___ TASK INPUTS

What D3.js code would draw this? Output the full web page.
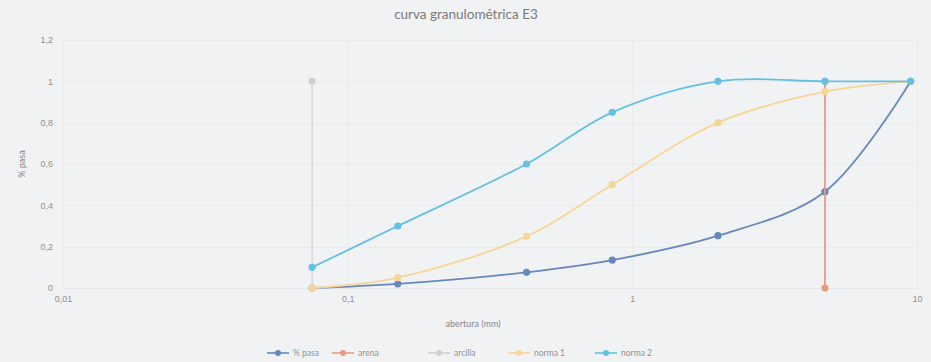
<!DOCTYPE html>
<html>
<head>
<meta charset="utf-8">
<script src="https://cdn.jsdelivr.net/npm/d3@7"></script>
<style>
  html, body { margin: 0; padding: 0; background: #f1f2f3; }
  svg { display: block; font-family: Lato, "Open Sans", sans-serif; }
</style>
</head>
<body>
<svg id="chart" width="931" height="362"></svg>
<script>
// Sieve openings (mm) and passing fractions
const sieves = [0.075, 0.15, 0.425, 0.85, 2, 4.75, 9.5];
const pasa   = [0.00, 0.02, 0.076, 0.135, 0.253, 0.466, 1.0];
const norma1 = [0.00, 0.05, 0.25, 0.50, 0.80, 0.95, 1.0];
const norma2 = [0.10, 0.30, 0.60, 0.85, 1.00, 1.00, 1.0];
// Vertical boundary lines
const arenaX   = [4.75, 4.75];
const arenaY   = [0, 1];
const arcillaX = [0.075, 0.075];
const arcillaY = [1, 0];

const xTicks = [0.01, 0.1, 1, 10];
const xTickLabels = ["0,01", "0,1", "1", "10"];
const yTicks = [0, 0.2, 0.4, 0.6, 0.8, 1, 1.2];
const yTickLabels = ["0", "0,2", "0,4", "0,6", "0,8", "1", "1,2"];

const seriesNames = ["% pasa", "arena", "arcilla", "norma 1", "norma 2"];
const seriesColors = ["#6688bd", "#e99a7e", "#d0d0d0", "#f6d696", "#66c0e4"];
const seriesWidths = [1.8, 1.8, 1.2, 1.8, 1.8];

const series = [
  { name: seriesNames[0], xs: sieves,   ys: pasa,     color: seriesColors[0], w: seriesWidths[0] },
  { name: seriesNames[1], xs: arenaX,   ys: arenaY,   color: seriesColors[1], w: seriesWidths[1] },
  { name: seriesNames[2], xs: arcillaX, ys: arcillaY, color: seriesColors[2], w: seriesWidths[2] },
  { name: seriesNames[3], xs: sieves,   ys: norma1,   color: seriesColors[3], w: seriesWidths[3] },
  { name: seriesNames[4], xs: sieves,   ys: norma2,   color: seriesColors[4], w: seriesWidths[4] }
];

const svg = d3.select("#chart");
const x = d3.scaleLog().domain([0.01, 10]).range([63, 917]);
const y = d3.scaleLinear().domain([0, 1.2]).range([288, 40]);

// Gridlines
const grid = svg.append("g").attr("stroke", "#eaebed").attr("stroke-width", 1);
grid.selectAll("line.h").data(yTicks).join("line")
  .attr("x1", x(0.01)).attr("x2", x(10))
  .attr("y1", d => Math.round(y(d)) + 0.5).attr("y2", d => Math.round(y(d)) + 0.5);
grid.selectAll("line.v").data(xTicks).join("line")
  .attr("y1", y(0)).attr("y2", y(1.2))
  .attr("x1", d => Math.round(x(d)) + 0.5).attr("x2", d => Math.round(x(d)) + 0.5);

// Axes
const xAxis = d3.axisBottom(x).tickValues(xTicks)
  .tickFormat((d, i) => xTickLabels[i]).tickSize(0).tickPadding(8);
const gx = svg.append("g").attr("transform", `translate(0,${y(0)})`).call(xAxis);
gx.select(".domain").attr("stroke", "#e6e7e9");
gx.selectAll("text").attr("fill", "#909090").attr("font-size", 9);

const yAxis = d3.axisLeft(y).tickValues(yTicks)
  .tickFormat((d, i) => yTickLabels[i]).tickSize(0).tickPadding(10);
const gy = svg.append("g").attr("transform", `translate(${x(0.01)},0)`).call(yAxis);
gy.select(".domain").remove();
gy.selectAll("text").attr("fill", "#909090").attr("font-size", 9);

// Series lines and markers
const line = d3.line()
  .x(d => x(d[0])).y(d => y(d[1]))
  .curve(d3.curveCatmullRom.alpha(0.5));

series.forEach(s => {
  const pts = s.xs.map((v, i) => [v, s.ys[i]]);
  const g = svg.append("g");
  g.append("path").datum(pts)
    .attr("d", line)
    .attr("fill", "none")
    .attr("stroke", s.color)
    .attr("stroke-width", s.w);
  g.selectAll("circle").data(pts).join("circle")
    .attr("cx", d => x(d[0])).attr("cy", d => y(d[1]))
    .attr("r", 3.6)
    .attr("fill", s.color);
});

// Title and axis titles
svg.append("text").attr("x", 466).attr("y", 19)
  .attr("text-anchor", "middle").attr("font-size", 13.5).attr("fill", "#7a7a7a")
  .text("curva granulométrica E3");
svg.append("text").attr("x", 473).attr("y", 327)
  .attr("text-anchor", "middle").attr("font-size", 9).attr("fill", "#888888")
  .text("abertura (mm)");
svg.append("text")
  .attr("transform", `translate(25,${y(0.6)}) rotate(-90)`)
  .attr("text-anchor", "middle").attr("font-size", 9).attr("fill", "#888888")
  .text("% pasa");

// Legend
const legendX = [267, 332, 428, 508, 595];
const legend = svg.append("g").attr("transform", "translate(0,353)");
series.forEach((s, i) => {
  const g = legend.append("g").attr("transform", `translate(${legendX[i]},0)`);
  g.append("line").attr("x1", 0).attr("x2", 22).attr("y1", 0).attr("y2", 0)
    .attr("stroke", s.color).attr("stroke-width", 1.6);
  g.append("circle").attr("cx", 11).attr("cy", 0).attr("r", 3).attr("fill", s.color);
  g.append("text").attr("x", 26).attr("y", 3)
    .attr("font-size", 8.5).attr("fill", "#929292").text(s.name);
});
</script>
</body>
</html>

______
___ TASK INPUTS

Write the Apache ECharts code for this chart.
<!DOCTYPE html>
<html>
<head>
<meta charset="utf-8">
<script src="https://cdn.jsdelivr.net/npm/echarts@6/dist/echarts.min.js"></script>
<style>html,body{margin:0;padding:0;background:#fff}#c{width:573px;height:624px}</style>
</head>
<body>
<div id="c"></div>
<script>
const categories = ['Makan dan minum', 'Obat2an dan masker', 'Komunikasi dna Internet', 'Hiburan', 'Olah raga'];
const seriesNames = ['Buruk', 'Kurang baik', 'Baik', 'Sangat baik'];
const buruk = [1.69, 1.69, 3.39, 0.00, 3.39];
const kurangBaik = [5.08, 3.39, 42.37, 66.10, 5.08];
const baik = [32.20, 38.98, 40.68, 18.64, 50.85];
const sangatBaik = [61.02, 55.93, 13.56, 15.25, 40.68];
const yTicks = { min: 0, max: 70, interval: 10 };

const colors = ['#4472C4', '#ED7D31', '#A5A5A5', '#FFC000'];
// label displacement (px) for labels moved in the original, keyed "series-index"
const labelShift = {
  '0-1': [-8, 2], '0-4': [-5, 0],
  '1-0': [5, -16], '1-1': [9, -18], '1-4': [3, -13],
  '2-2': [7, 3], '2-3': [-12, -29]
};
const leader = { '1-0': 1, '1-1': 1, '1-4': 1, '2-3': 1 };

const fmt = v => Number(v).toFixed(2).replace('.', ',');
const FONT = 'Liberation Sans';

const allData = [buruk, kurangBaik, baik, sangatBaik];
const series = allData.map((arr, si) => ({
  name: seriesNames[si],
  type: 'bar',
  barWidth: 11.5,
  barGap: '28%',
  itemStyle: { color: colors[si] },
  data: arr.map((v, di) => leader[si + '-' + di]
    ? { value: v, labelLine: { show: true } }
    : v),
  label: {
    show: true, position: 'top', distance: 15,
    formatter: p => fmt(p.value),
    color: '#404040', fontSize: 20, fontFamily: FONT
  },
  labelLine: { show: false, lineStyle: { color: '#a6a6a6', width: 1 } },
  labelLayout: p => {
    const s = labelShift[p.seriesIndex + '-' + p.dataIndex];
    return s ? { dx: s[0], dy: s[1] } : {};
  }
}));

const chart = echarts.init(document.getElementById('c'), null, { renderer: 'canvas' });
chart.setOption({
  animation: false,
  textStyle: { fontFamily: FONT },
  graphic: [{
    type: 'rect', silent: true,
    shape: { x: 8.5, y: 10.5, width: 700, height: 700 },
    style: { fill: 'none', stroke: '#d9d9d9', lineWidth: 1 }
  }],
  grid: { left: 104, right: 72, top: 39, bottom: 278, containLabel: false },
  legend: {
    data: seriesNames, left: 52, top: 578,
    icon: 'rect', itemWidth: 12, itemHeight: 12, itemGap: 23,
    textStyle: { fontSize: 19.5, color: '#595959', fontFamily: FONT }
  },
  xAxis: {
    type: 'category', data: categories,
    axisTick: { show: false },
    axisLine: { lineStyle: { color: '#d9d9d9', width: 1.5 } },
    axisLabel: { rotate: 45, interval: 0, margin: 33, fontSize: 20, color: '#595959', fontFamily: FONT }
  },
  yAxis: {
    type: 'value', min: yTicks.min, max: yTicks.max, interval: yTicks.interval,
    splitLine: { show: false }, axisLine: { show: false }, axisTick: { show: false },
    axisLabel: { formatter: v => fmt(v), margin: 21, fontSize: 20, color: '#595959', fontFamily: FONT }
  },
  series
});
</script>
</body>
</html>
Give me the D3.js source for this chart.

______

§ **WHAT YOU SHOULD DO**:
Only the stretch from the line with "What D3.js code" through the line with "const seriesWidths = [1.8, 1.8, 1.2, 1.8, 1.8];" should be copied, exactly and with both ends. Drop the pictures.

§ **TASK RESPONSE**:
What D3.js code would draw this? Output the full web page.
<!DOCTYPE html>
<html>
<head>
<meta charset="utf-8">
<script src="https://cdn.jsdelivr.net/npm/d3@7"></script>
<style>
  html, body { margin: 0; padding: 0; background: #f1f2f3; }
  svg { display: block; font-family: Lato, "Open Sans", sans-serif; }
</style>
</head>
<body>
<svg id="chart" width="931" height="362"></svg>
<script>
// Sieve openings (mm) and passing fractions
const sieves = [0.075, 0.15, 0.425, 0.85, 2, 4.75, 9.5];
const pasa   = [0.00, 0.02, 0.076, 0.135, 0.253, 0.466, 1.0];
const norma1 = [0.00, 0.05, 0.25, 0.50, 0.80, 0.95, 1.0];
const norma2 = [0.10, 0.30, 0.60, 0.85, 1.00, 1.00, 1.0];
// Vertical boundary lines
const arenaX   = [4.75, 4.75];
const arenaY   = [0, 1];
const arcillaX = [0.075, 0.075];
const arcillaY = [1, 0];

const xTicks = [0.01, 0.1, 1, 10];
const xTickLabels = ["0,01", "0,1", "1", "10"];
const yTicks = [0, 0.2, 0.4, 0.6, 0.8, 1, 1.2];
const yTickLabels = ["0", "0,2", "0,4", "0,6", "0,8", "1", "1,2"];

const seriesNames = ["% pasa", "arena", "arcilla", "norma 1", "norma 2"];
const seriesColors = ["#6688bd", "#e99a7e", "#d0d0d0", "#f6d696", "#66c0e4"];
const seriesWidths = [1.8, 1.8, 1.2, 1.8, 1.8];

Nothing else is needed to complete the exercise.